There is actually a good amount of science fiction about people with special powers, which takes this in much more interesting directions than super hero comics/movies/TV shows. Impact of telepathy on society? Thieves and spies that can do their business without being detected? That is much more interesting.
Of course I don’t like fantasy either, so what do I know.
My primary issue I have with a lot of recent ones is trying to cram far far far too much into them, which also tends to lead into a pretty rushed ending.
Spider man 3 was pretty much that all over. I enjoyed the first two (felt the rushed Green Goblin origin 15 minutes in was offset nicely by the dualistic ‘man in the mirror’ bits personally). Spider man 3 crammed too many villains (depending on if you consider Harry a villain that got short changed a bit), Gwen stacey in (for no apparent reason)and the cheese at the end with the announcer (this could be the end of spider man) and the crowd crying had nowhere near the resonance of 2’s train scene.
Iron Man 2 was better paced but still was similar. The ending was pretty much the result of cramming too much in. Whiplash comes in and its reduced to ‘lets combine our weapons!’.
Just saw The Amazing Spider Man the other day and I’d say that suffers from it as well. But primarily because it essentially repeats an origin story. Am I the only one who felt that the origin story wasn’t needed? I think you could have a series reboot without having to telegraph it so obviously. Fine with the Peter’s parents angle, that would offer a fine way to differntiate it from the previous trilogy. But by trying to have the same-but-different origin it just felt deriviative, unoriginal and trying to do too much with too little.
Nice observations, James.
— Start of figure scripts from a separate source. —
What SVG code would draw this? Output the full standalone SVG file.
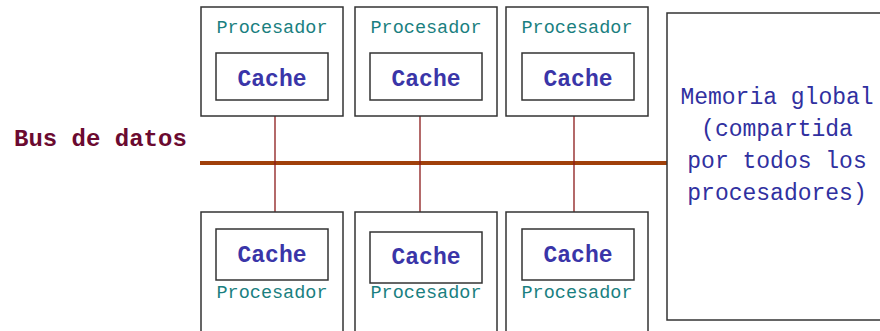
<svg xmlns="http://www.w3.org/2000/svg" width="880" height="331" viewBox="0 0 880 331">
<style>
.box{fill:#fff;stroke:#333;stroke-width:1.5}
.proc{font-family:"Liberation Mono",monospace;font-size:18.5px;fill:#1a7f80;text-anchor:middle}
.cache{font-family:"Liberation Mono",monospace;font-size:23px;font-weight:bold;fill:#3a35a8;text-anchor:middle}
.mem{font-family:"Liberation Mono",monospace;font-size:23px;fill:#3030a0;text-anchor:middle}
.bus{font-family:"Liberation Mono",monospace;font-size:24px;font-weight:bold;fill:#6b0a30}
.link{stroke:#8b1a1a;stroke-width:1.3}
</style>
<rect width="880" height="331" fill="#fff"/>
<g id="connectors">
<line x1="200" y1="163" x2="667" y2="163" stroke="#a0400a" stroke-width="4"/>
<line class="link" x1="275" y1="116" x2="275" y2="212"/>
<line class="link" x1="420" y1="116" x2="420" y2="212"/>
<line class="link" x1="574" y1="116" x2="574" y2="212"/>
</g>
<g id="bus-label"><text class="bus" x="14" y="146">Bus de datos</text></g>
<g id="p1">
<rect class="box" x="201" y="7" width="142" height="109"/>
<text class="proc" x="272" y="33">Procesador</text>
<rect class="box" x="216" y="53" width="112" height="47"/>
<text class="cache" x="272" y="86">Cache</text>
</g>
<g id="p2">
<rect class="box" x="355" y="7" width="142" height="109"/>
<text class="proc" x="426" y="33">Procesador</text>
<rect class="box" x="370" y="53" width="112" height="47"/>
<text class="cache" x="426" y="86">Cache</text>
</g>
<g id="p3">
<rect class="box" x="506" y="7" width="142" height="109"/>
<text class="proc" x="577" y="33">Procesador</text>
<rect class="box" x="522" y="53" width="112" height="47"/>
<text class="cache" x="578" y="86">Cache</text>
</g>
<g id="p4">
<rect class="box" x="201" y="212" width="142" height="125"/>
<rect class="box" x="216" y="229" width="112" height="51"/>
<text class="cache" x="272" y="262">Cache</text>
<text class="proc" x="272" y="298">Procesador</text>
</g>
<g id="p5">
<rect class="box" x="355" y="212" width="142" height="125"/>
<rect class="box" x="370" y="232" width="112" height="51"/>
<text class="cache" x="426" y="264">Cache</text>
<text class="proc" x="426" y="298">Procesador</text>
</g>
<g id="p6">
<rect class="box" x="506" y="212" width="142" height="125"/>
<rect class="box" x="522" y="229" width="112" height="51"/>
<text class="cache" x="578" y="262">Cache</text>
<text class="proc" x="577" y="298">Procesador</text>
</g>
<g id="memoria">
<rect class="box" x="667" y="13" width="230" height="307"/>
<text class="mem" x="777" y="104">Memoria global</text>
<text class="mem" x="777" y="136">(compartida</text>
<text class="mem" x="777" y="168">por todos los</text>
<text class="mem" x="777" y="200">procesadores)</text>
</g>
</svg>
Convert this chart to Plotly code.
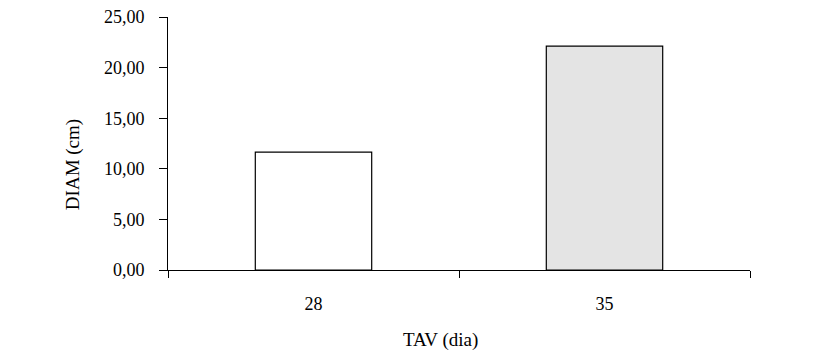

I disliked Curt Conners hearing the Lizard’s voice because it seemed way too much like the Green Goblin’s ‘man in the mirror’ bits. The reboot should can make homages to the first movie, but shouldn’t remind us in distracting ways that suggest a lack of originality.
Yeah, Spider-Man 3, like the last few 1990s Batman movies, and Iron Man 2, tried to cram too much in. Less is more, as they say. Sandman AND Venom AND Harry Osbourne (Green Goblin 2), AND a new rival girlfriend. Poison Ivy AND Bane AND Mr. Freeze AND Batgirl….
I did like that in the new Spider-Man movie, Peter Parker came across like a skinny high school kid. High school science nerd, not quite, but at least like a kid growing up and learning from making mistakes.
I’m not much of a comic book guy myself so I picked up a lot of these things from 90’s era cartoons. On the Lizard does he actually have a full on alternate personality (intelligent as opposed to simply primal) in the comics? Seem to recall something of that kind in the cartoons, just wondering if theres any kind of basis for that in the source material. Did feel kind of shoehorned in there though to justify his kind of lightswitch turn to villain. For the first few seconds didn’t even recognise it as the lizard it was so subtle.
Kind of torn with the new peter parker as represented in the film. I kind of prefer the full on glasses almost proto-typical nerd in the original trilogy. But again thats another thing that it had against it going in (for me I wonder if theres a really significant number of people who for this was their first spiderman film) of comparing it to the original. On the character front having him as the skinny nerd but also a bit of a rebel coming into his own was something that was done well. For all the other faults I definitely think it was an interesting take on the character and done pretty well.
The Lizard is smart in that form, and does indeed have a different personality/perspective from his human form.
I kind of wish he’d been bright green in the movie, with a white lab coat…like my old action figure.